In June 2006, Royal Bank of Scotland (RBS) broke ground for a new facility in Stamford, Connecticut. The new facility will expand RBS’s presence in Connecticut, housing the firm’s RBS Greenwich Capital office as well as its Manhattan corporate banking operation. By the time construction is completed in late 2008 or early 2009, the facility will contain 500,000 square feet, including a 95,000 square-foot trading floor. The trading floor will accommodate 1,400 traders, making it the second largest in the world.

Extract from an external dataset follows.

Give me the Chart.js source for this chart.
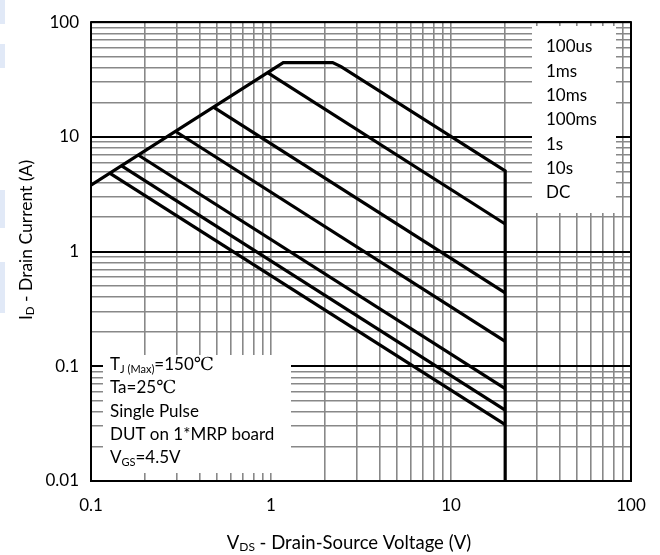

The project represents an investment of $400 million. It is expected to retain 700 existing jobs and create 1,150 new jobs in Connecticut in the next five years. The project’s other benefits include nearly $196 million in net new state tax revenue and $44 million in net new local revenue generated over a ten-year period. The project will also indirectly create employment opportunities in the state for 2,488 workers. Annual real disposable income is estimated to increase by $71.8 million directly and $101.2 million indirectly.
“Our state, and Fairfield County in particular, is a hub for some of the world’s leading financial institutions,” said Connecticut Governor M. Jodi Rell. “To have a company of RBS’s prominence … further demonstrates that we are making the right investments in our industries, workers, and education, and transportation systems.”
Direct government incentives to make help make the project a reality came primarily from two sources. The Connecticut Department of Economic and Community Development (DECD) pledged up to $100 million in Urban and Industrial Sites Reinvestment Tax Credits to support the project. In addition, the Connecticut Development Authority is providing a $9 million sales and use tax exemption on construction materials over three years.
In addition to benefiting from these incentives, and finding a site that meets its expansion needs, RBS has found a location that satisfies the transportation needs of its commuting employers. RBS Greenwich Capital also saw the benefit of retaining its highly skilled workforce in Connecticut.